Norway Pass - Bear Meadow - Elk Pass and back on August 28th, 2011
The start of my adventure was even later than previous day, but that was OK as my plan was to spend about 4-5 h on bike and not push as hard as previous day. Norway Pass and to the parking lot where from I started my trip, is on the road 23 about a mile from the intersection of 99 and 23. Road 23 was closed some miles up and not maintained for some time. Even a chipmunk had found home on a crack that had developed to the asphalt :0). We both kept distance from each other and nobody got hurt! My plan for the day was to ride the Boundary Trail from Norway Pass - Bear Meadow - Elks Pass - Bear Meadow and then ride along road 99 back if I started running short of time (or energy). Norway Pass to Bear Meadow starts with a good climb over the hill that lost it's trees during the eruption. The sun was very hot and the uphill burned breakfast calories very fast. Finally the crest comes about and a very interesting part of the trail start. I call it mountain biking hurdles. The trees that got damaged during the eruption form now a forest of huge dead snags. Every now and then one of the trunks standing falls and forms a new hurdle on the bike path. Eventually the path dives into a forest of living huge trees and suddenly the whole ecosystem changes extremely fast to a buzzing big forest. Clearwater Creek was a nice place to spot to dip your head into cool water and have a break.

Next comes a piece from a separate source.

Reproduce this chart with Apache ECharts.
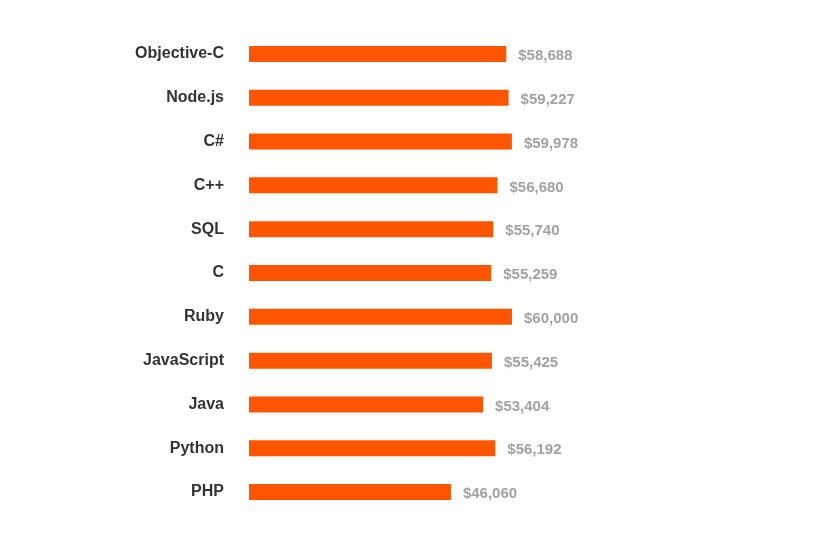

The ride from Bear Meadow to Elk Pass is very different from the Norway Pass to Bear Meadow. When the first part had some demanding climbs and mostly open landscape with snags, the latter part is fast riding in the big forest that is at times even allowed for motorcycles. Well - it may be allowed for motorcycles, but with bridges collapsed and some snags on the path - this limits the motorcycle access to selected parts only and keeps traffic down. When on a mountain bike, these hurdles are nothing but part of the game. For those of us who enjoy zoom zoom zooming through the forest on path that is quite wide and mostly in good shape, this is a treat. Motorcycles had even created some jumps.
On my way back I did opt for taking the road back from Bear Meadow to Norway pass. It is mostly downhill and was a lot of fun to blast down the hill and test the energy reserves I still had left. I did record speeds in excess of 40 mph and at places the twists and turns of the road felt quite steep :0) I literally had the trail to myself, as I did not meet anybody on the trail.
Will I come back? - Absolutely!
What I would do differently next time?
- Next time I'll go for a longer trip on Boundary trail. Norway Pass to Elk Pass got me curious about what else there is on Boundary Trail.
My big dream is to ride all the best trails on this little planet of ours. I do expect this very short trip to Surroundings of Mt St Helen to stay very high on my list of great mountain biking memories for years to come. Thank you NWTA for caring for and maintaining a spectacular trail system around Mt St Helen.